» WRITTEN PROBLEM
Only the number is wanted: count the lines in the data with "that" in them.
## Start MATERIALS PROVIDED
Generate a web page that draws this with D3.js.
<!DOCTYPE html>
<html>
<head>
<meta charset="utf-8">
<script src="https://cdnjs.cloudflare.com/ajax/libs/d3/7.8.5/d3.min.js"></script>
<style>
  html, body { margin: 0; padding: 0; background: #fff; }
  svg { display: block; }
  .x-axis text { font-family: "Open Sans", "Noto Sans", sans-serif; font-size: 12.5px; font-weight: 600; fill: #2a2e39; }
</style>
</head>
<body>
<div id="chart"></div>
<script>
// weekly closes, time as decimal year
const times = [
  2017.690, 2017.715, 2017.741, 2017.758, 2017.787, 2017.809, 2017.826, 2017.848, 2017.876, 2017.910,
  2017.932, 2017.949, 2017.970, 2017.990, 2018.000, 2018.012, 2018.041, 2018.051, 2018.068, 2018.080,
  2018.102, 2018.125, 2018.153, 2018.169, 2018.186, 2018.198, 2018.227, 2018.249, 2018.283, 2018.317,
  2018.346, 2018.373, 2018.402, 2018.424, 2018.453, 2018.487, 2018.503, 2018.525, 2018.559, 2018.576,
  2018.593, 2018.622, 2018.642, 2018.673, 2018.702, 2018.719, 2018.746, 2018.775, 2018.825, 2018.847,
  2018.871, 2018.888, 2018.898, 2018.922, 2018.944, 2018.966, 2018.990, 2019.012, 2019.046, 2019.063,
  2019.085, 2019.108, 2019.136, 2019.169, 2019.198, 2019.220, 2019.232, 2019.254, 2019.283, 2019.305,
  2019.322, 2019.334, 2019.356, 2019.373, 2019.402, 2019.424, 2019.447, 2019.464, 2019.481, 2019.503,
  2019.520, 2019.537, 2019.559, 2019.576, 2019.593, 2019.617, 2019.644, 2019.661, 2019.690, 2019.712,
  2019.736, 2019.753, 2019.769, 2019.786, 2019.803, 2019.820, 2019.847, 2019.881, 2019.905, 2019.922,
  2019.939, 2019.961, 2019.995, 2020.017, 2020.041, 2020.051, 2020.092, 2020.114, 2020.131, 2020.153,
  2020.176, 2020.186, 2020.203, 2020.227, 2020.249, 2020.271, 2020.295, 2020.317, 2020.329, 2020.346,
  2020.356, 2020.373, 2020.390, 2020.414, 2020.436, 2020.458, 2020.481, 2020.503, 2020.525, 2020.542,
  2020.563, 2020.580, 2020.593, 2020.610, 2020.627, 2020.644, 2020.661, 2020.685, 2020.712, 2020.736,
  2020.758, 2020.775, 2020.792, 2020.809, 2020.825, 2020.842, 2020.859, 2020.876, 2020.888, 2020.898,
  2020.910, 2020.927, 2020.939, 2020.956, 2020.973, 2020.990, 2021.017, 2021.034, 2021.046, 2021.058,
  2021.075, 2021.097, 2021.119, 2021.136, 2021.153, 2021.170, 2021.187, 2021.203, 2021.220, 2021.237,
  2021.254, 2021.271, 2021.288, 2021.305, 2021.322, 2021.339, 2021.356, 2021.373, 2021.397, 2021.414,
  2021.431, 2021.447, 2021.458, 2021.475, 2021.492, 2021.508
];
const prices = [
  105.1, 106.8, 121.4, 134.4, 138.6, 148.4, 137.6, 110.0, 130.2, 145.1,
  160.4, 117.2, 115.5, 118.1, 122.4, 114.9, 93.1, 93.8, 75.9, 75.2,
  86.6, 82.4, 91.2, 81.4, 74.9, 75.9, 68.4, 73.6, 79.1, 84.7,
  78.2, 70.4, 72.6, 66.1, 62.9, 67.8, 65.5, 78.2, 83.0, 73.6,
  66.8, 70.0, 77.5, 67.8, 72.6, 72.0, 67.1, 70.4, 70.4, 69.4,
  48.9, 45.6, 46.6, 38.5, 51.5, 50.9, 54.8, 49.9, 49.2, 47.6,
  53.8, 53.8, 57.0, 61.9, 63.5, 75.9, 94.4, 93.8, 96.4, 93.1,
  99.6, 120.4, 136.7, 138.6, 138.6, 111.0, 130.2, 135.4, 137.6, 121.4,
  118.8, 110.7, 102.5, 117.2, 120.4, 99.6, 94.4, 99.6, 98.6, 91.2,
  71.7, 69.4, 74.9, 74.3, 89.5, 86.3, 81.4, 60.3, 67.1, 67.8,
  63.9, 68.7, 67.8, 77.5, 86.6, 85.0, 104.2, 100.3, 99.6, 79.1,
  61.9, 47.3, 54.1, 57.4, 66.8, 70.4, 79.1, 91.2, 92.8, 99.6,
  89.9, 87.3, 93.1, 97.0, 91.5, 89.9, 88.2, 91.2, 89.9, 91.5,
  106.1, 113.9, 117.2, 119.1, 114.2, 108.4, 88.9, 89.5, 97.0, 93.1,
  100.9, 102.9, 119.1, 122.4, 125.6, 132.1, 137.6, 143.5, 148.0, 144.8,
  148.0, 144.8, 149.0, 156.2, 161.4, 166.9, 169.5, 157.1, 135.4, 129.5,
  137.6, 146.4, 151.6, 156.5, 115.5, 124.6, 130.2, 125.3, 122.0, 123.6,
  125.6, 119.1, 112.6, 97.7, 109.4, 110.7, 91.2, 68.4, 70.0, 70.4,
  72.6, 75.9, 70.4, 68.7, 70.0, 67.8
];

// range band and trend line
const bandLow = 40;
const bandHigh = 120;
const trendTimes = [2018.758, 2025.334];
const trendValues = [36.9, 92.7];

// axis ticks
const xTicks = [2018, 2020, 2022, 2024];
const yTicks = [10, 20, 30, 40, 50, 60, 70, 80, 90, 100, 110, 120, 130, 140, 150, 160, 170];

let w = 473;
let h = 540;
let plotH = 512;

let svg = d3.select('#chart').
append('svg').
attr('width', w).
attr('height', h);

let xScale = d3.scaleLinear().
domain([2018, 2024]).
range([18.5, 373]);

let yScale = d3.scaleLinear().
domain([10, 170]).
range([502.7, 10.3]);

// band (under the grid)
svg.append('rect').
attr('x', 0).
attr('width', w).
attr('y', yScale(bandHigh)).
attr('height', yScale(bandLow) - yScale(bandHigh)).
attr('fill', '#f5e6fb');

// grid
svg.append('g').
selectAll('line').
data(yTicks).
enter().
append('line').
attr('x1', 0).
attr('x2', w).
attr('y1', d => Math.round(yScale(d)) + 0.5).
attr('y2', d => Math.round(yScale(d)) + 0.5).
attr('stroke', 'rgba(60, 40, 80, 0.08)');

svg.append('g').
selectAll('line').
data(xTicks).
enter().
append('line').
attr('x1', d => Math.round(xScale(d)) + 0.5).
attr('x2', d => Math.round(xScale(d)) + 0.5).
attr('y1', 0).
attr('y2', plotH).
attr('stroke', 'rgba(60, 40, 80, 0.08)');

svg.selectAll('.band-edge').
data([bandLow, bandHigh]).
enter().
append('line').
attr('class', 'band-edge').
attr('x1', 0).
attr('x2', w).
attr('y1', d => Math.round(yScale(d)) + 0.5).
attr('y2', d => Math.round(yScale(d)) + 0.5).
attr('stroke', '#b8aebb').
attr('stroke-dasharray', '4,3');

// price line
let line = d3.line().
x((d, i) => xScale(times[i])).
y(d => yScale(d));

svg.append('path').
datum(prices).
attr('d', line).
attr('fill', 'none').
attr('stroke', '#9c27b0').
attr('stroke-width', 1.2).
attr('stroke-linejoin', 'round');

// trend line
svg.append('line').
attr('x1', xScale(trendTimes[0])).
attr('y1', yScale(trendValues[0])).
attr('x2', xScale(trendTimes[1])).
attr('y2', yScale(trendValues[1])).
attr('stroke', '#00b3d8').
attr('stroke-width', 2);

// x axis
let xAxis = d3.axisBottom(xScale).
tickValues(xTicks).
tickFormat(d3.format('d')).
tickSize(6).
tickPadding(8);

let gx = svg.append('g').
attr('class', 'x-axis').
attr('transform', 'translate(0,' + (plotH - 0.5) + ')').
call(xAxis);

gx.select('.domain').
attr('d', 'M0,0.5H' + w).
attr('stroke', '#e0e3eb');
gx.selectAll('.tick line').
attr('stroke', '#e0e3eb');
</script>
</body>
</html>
## End MATERIALS PROVIDED
## Start MATERIALS PROVIDED
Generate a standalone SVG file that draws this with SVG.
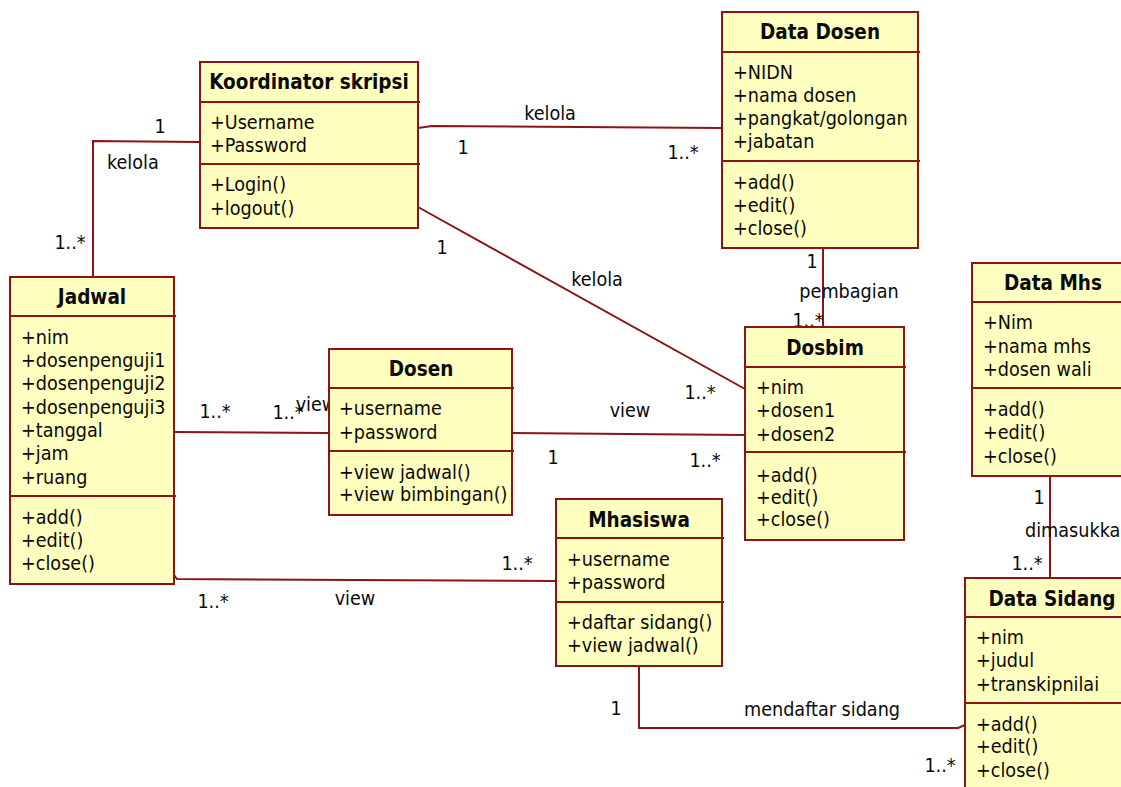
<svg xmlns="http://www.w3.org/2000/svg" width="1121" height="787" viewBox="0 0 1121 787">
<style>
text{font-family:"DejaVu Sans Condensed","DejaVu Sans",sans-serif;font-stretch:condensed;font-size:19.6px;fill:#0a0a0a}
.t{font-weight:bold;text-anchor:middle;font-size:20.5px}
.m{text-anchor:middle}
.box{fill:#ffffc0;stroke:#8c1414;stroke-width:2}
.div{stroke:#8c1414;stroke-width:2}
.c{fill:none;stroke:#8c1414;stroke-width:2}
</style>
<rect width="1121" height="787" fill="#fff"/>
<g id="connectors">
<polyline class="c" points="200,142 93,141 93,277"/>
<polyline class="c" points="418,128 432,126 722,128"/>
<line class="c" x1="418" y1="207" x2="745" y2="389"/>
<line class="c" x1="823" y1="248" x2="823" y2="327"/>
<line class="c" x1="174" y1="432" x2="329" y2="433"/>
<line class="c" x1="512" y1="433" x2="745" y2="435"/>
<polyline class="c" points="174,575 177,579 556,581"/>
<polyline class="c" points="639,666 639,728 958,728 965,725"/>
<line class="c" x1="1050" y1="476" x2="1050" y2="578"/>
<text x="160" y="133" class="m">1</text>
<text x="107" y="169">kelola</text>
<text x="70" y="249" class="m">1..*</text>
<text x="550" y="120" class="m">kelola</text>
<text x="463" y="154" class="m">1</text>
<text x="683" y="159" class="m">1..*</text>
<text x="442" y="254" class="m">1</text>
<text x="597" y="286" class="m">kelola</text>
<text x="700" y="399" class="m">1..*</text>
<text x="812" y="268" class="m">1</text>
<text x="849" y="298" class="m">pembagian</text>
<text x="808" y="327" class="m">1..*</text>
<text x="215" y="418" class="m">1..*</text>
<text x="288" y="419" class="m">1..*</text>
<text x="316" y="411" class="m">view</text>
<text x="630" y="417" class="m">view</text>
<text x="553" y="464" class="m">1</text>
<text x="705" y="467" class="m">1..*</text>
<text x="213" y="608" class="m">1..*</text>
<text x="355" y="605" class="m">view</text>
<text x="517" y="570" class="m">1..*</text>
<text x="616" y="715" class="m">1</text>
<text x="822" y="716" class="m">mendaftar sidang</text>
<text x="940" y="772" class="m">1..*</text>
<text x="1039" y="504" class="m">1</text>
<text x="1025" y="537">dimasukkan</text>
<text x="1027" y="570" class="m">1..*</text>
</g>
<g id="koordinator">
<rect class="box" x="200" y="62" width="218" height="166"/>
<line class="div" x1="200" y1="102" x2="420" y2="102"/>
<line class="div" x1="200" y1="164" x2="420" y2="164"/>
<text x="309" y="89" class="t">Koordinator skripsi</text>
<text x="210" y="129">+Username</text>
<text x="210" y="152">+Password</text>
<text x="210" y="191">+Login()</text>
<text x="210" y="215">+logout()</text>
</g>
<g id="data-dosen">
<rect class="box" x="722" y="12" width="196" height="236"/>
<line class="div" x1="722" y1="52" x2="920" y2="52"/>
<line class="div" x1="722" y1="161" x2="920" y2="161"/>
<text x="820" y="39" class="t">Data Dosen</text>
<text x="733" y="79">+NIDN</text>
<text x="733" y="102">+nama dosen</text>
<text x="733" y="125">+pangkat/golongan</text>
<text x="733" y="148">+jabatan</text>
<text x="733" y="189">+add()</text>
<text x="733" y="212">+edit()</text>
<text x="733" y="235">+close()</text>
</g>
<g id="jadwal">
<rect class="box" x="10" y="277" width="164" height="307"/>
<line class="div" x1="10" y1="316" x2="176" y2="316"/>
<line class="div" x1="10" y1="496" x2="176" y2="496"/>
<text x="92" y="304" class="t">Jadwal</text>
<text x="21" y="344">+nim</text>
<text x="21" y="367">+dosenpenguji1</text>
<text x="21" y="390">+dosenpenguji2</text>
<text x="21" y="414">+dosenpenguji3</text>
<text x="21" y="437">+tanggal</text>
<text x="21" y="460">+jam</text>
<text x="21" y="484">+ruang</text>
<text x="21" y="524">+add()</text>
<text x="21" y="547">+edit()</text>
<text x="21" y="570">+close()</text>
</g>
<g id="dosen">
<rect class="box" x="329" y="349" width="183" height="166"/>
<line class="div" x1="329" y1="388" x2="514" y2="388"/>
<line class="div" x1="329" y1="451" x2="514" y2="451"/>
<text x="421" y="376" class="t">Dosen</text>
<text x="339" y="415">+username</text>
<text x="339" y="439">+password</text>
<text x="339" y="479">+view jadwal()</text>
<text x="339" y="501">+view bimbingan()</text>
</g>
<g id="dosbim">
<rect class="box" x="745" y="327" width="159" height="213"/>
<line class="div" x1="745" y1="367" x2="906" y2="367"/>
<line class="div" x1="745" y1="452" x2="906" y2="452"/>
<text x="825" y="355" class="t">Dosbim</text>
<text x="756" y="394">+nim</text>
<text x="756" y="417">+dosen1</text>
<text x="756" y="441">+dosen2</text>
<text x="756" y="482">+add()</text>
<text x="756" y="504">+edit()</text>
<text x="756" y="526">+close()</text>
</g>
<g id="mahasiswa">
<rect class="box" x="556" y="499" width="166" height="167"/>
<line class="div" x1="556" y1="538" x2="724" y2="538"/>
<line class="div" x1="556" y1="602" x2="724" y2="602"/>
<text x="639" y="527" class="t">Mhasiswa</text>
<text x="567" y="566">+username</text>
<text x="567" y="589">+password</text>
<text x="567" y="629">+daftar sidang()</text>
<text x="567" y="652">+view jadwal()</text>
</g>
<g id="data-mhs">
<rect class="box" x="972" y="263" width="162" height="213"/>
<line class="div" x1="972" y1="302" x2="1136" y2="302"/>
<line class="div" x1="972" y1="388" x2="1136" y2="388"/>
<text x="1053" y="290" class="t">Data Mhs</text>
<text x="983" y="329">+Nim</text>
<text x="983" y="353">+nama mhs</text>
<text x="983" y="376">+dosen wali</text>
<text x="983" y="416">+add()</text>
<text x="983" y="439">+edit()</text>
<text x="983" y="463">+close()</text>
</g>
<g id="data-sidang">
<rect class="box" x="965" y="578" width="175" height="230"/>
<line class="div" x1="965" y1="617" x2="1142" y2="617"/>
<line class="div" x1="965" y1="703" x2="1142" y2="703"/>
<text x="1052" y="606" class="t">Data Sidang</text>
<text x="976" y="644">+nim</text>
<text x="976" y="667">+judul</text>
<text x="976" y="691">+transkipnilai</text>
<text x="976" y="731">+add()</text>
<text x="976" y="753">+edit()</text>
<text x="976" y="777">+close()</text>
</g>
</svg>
## End MATERIALS PROVIDED
» CORRECT RESULT
2